Nabarros, one of the property panel firms for HSBC and its subsidiary Midland Bank, had been advising the bank on its new headquarters when Canary Wharf “was just a glimmer in our eye, last year,” said Richard Bennett, general counsel at HSBC.
“They acted for us in exploratory discussions up to when we got into heads of terms. That was their brief.”
After that, he said, at the beginning of June, management of the group decided that the legal work for the second stage should be tendered for under a fixed fee basis. It had already been decided that the contract with the construction company to build the offices was also to be under a fixed price.
Bennett said the transaction “requires a combination of tax, construction and property law all of which is intertwined.” HSBC was persuaded to relocate from the City to Docklands because of a controversial £150m tax break available under the area's “enterprise zone allowance”.
Eight firms, including Nabarros and Linklaters, submitted written tenders for the deal including a fixed quote, and a number of them were asked in for interview.
“If time had permitted we would probably have seen all eight.” Bennett said.
Freshfields won the tender, although its fixed fee quote was not the lowest. “Experience was paramount in this case,” said Bennett.
Freshfields' team, led by property partner Chris Morris, has advised both Citibank and Credit Suisse First Boston on taking leases from Canary Wharf.
The HSBC deal is the second time Freshfields has beaten Linklaters to a Canary Wharf deal.

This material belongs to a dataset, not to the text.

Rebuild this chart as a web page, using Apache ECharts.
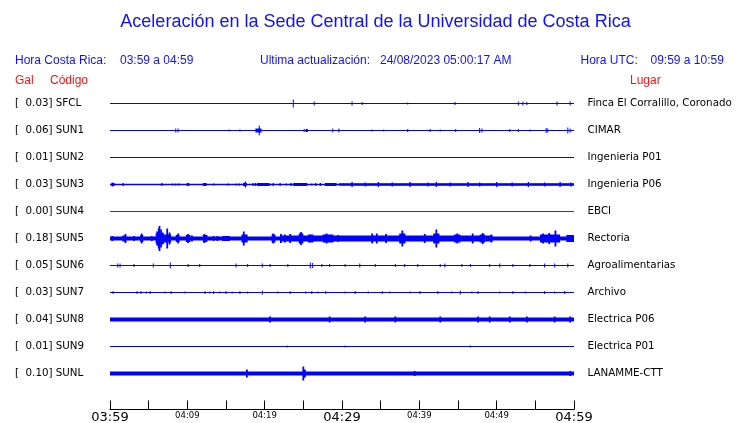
<!DOCTYPE html>
<html><head><meta charset="utf-8">
<script src="https://cdn.jsdelivr.net/npm/echarts@6/dist/echarts.min.js"></script>
<style>html,body{margin:0;padding:0;background:#fff}#c{width:740px;height:423px}</style>
</head><body><div id="c"></div><script>
// ---- data ----
const codes  = ['SFCL','SUN1','SUN2','SUN3','SUN4','SUN5','SUN6','SUN7','SUN8','SUN9','SUNL'];
const gals   = ['0.03','0.06','0.01','0.03','0.00','0.18','0.05','0.03','0.04','0.01','0.10'];
const places = ['Finca El Corralillo, Coronado','CIMAR','Ingenieria P01','Ingenieria P06','EBCI','Rectoria','Agroalimentarias','Archivo','Electrica P06','Electrica P01','LANAMME-CTT'];
const tickLabels = ['03:59','04:09','04:19','04:29','04:39','04:49','04:59'];
// entries: [minute, halfAmplitude] = spike ; [minuteFrom, minuteTo, halfAmplitude] = noise burst
const SFCL = [[23.7,4],[26.4,2],[31.3,2],[32.6,1.5],[38.5,1],[44.6,1.5],[52.8,2],[53.4,2],[53.9,1.5],[57.8,2],[59.5,2]];
const SUN1 = [[8.5,2],[8.8,2],[15.4,1],[16.8,1],[18.8,19.6,2],[19.3,5],[25.1,1.5],[25.3,25.6,1.5],[28.8,2],[29.6,2],[33.9,1],[35.4,1],[38.5,1.5],[41.4,1.5],[42.7,1],[44.7,1.5],[47.8,2.5],[48.1,2],[51.7,1.5],[52.8,1.5],[54.3,1],[56.4,2.5],[56.6,2],[59.2,3],[59.5,2]];
const SUN2 = [];
const SUN3 = [[0.2,0.6,1.5],[0.3,2],[1.7,1.5],[6.7,1.5],[8.1,1],[8.5,1],[8.9,1],[10.0,1.5],[10.2,1.5],[12.0,12.5,1.5],[13.4,1],[15.3,1],[16.3,1],[16.7,1],[17.2,17.7,1.5],[17.5,3],[18.5,1.5],[18.8,1.5],[19.0,20.6,1.5],[20.7,1],[21.1,1.5],[22.0,1.5],[22.8,1],[23.4,1.5],[23.7,25.5,1.5],[26.1,1],[26.6,1.5],[27.2,1.5],[27.8,29.3,1.5],[29.6,60,1.3],[31.3,2.5],[33.0,2],[34.7,2.5],[36.5,2],[38.8,2.5],[41.1,2],[42.2,2.5],[44.0,2],[46.3,2.5],[47.8,2],[50.0,2.5],[52.0,2],[54.1,2.5],[56.2,2],[58.2,2.5],[59.6,2]];
const SUN4 = [];
const SUN5 = [[0.3,2.5],[1.6,2.1,3],[2.0,4.5],[3.1,2.5],[3.9,4.3,3.5],[4.1,5],[5.4,2.5],[5.9,7.0,5],[6.1,7],[6.3,10],[6.4,12.5],[6.6,9],[6.8,6],[7.0,7.9,4],[7.4,10],[7.7,6],[8.5,9.0,3.5],[8.8,5],[9.8,10.4,3.5],[10.1,4.5],[10.6,3],[12.0,12.6,3.5],[12.2,4.5],[13.4,2.5],[13.9,2.5],[14.5,15.5,2.5],[17.0,17.8,4],[17.3,7],[20.9,21.4,4],[21.1,5],[22.0,49.5,3],[22.1,4.5],[22.6,4],[23.3,4.5],[24.4,25.0,5],[24.7,6.5],[25.6,26.3,4],[27.5,28.9,4],[28.0,5],[29.5,3.5],[33.9,5],[34.5,5],[35.7,4.5],[37.4,38.2,5],[37.8,8],[40.7,4.5],[41.8,42.6,5],[42.2,9],[44.5,45.3,4],[44.9,5],[46.9,5],[47.8,48.5,4],[48.2,5.5],[49.3,4],[54.4,3],[55.6,58.2,4],[56.0,5],[56.8,5.5],[57.6,8],[59.0,60,3.5]];
const SUN6 = [[1.0,2],[1.3,2],[3.1,1.5],[5.6,2],[7.8,3],[10.1,1.5],[11.6,1.5],[16.3,2],[17.8,1.5],[19.7,2],[20.7,1.5],[23.0,1.5],[25.9,3],[26.2,2.5],[27.4,1.5],[28.4,1.5],[30.4,1.5],[32.3,2],[34.3,1.5],[36.9,1.5],[38.1,1.5],[39.8,1.5],[42.7,1.5],[43.3,2],[45.5,1.5],[46.6,1.5],[49.1,1.5],[50.4,2],[52.1,1.5],[54.3,1.5],[56.2,2],[57.5,2],[59.2,2]];
const SUN7 = [[0.4,1.5],[3.5,1.5],[4.0,1.5],[4.7,1],[5.2,1.5],[7.1,1],[7.9,1.5],[9.7,1],[12.3,1.5],[12.9,1],[13.4,1.5],[14.2,1],[15.0,1.5],[15.8,1],[16.8,1.5],[17.8,1],[19.7,2],[21.7,1],[23.3,1.5],[25.3,1],[26.1,1.5],[26.9,1],[27.9,1.5],[30.4,1],[31.7,1.5],[33.4,1],[35.2,1.5],[36.2,1],[38.8,1],[40.1,1.5],[42.4,1.5],[44.2,1],[45.3,2],[46.8,1],[47.6,1.5],[50.4,1],[52.1,1.5],[53.7,1],[56.2,1.5],[57.5,1],[58.8,1.5]];
const SUN8 = [[20.7,3],[28.4,3],[33.0,3],[36.9,3],[42.7,3],[47.6,3],[49.1,3],[51.7,3],[53.9,3],[57.5,3],[59.5,3]];
const SUN9 = [[22.9,1],[30.4,1],[46.6,1]];
const SUNL = [[17.7,4],[25.0,7],[25.2,4],[39.4,2.5],[59.5,2.5]];

// ---- styles ----
const traces = [SFCL,SUN1,SUN2,SUN3,SUN4,SUN5,SUN6,SUN7,SUN8,SUN9,SUNL];
const lineWidths = [1,1,1,1.6,1,4,1,1,4,1,4];
const peakWidths = [1,1,1,1.3,1,1.8,1,1,1.8,1,1.8];
const traceColors = codes.map(c => c === 'SUN4' ? '#d00000' : '#0000ff');
const STEP = 27;
const BLUE = '#1010ff';

const peakData = [], bandData = [];
traces.forEach((tr, i) => tr.forEach(e => {
  if (e.length === 2) peakData.push([e[0], i, e[1]]);
  else bandData.push([e[0], e[1], i, e[2]]);
}));

const baseSeries = traces.map((tr, i) => ({
  type: 'line', silent: true, symbol: 'none', animation: false, z: 2,
  data: [[0, i * STEP], [60, i * STEP]],
  lineStyle: { color: traceColors[i], width: lineWidths[i] }
}));

const chart = echarts.init(document.getElementById('c'), null, { renderer: 'canvas' });
const hdrFont = '12px "Liberation Sans", Arial, sans-serif';
function txt(text, x, y, fill, font, align) {
  return { type: 'text', x: x, y: y, silent: true,
    style: { text: text, fill: fill, font: font || hdrFont, align: align || 'left', verticalAlign: 'middle' } };
}
chart.setOption({
  animation: false,
  backgroundColor: '#fff',
  grid: { left: 110, top: 76.5, width: 464, height: 333, containLabel: false, outerBoundsMode: 'none' },
  xAxis: {
    type: 'value', min: 0, max: 60, interval: 5, position: 'bottom',
    axisLine: { show: true, onZero: false, lineStyle: { color: '#000', width: 1 } },
    axisTick: { show: true, inside: true, length: 9, lineStyle: { color: '#000', width: 1 } },
    splitLine: { show: false },
    axisLabel: {
      margin: 1, color: '#000',
      formatter: v => {
        if (v % 10 !== 0) return '';
        const s = tickLabels[v / 10];
        return v % 30 === 0 ? '{b|' + s + '}' : '{s|' + s + '}';
      },
      rich: {
        b: { fontFamily: 'DejaVu Sans', fontSize: 13, lineHeight: 14, color: '#000' },
        s: { fontFamily: 'DejaVu Sans', fontSize: 8.5, lineHeight: 10, color: '#000' }
      }
    }
  },
  yAxis: [
    { type: 'value', min: -STEP, max: 306, interval: STEP, inverse: true, position: 'left',
      axisLine: { show: false }, axisTick: { show: false }, splitLine: { show: false },
      axisLabel: { align: 'left', margin: 95, color: '#000', fontFamily: 'DejaVu Sans', fontSize: 10.3, padding: [2, 0, 0, 0],
        formatter: v => { const i = Math.round(v / STEP); return (v >= 0 && v % STEP === 0 && i < codes.length) ? '[  ' + gals[i] + '] ' + codes[i] : ''; } } },
    { type: 'value', min: -STEP, max: 306, interval: STEP, inverse: true, position: 'right',
      axisLine: { show: false }, axisTick: { show: false }, splitLine: { show: false },
      axisLabel: { align: 'left', margin: 13.5, color: '#000', fontFamily: 'DejaVu Sans', fontSize: 10.3, padding: [2, 0, 0, 0],
        formatter: v => { const i = Math.round(v / STEP); return (v >= 0 && v % STEP === 0 && i < places.length) ? places[i] : ''; } } }
  ],
  series: baseSeries.concat([
    { type: 'custom', silent: true, z: 3, encode: { x: [0, 1], y: 2 }, data: bandData,
      renderItem: (p, api) => {
        const i = api.value(2), a = api.value(3);
        const p1 = api.coord([api.value(0), i * STEP - a]);
        const p2 = api.coord([api.value(1), i * STEP + a]);
        return { type: 'rect', shape: { x: p1[0], y: p1[1], width: p2[0] - p1[0], height: p2[1] - p1[1] },
          style: { fill: traceColors[i] } };
      } },
    { type: 'custom', silent: true, z: 4, encode: { x: 0, y: 1 }, data: peakData,
      renderItem: (p, api) => {
        const t = api.value(0), i = api.value(1), a = api.value(2);
        const p1 = api.coord([t, i * STEP - a]);
        const p2 = api.coord([t, i * STEP + a]);
        return { type: 'line', shape: { x1: p1[0], y1: p1[1], x2: p2[0], y2: p2[1] },
          style: { stroke: traceColors[i], lineWidth: peakWidths[i] } };
      } }
  ]),
  graphic: [
    txt('Aceleración en la Sede Central de la Universidad de Costa Rica', 375.5, 22, BLUE, '18px "Liberation Sans", Arial, sans-serif', 'center'),
    txt('Hora Costa Rica:', 15, 60.5, BLUE),
    txt('03:59 a 04:59', 120, 60.5, BLUE),
    txt('Ultima actualización:', 260, 60.5, BLUE),
    txt('24/08/2023 05:00:17 AM', 380, 60.5, BLUE),
    txt('Hora UTC:', 580.5, 60.5, BLUE),
    txt('09:59 a 10:59', 650.5, 60.5, BLUE),
    txt('Gal', 15, 80.5, '#ff1010'),
    txt('Código', 50, 80.5, '#ff1010'),
    txt('Lugar', 630, 80.5, '#ff1010')
  ]
});
</script></body></html>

Linklaters also tendered for the Credit Suisse work. Linklaters property partner Robert Finch conceded: “Freshfields is beginning to dominate in the Canary Wharf area. But we could win the next deal that comes along.”
Morris' team at Freshfields includes construction partner Sally Roe, tax partner Francis Sandison and planning partner Paul Watchman. They will be working on the deal until at least the end of 2001, when HSBC expects to move in.
At Nabarros, head of property Geoffrey Lander had been leading his team advising on searching for a site for at least six months. Spokesman Chris Hinze said: “The bank has gone out of its way to compliment us on the work we have done on the relocation project.”
Nabarros is also advising Martin Sorrell, chief executive of advertising agency WPP, on suing Paul Reichmann, the property tycoon who is in a syndicate that owns Canary Wharf, in a dispute over office space at Docklands. Sorrell is claiming Reichmann and the Canary Wharf company allowed his advertising agency to be gazumped by the Financial Services Authority.
Hinze said: “My understanding is that HSBC are aware that we are acting for WPP and as far as I know they have no issue with that.”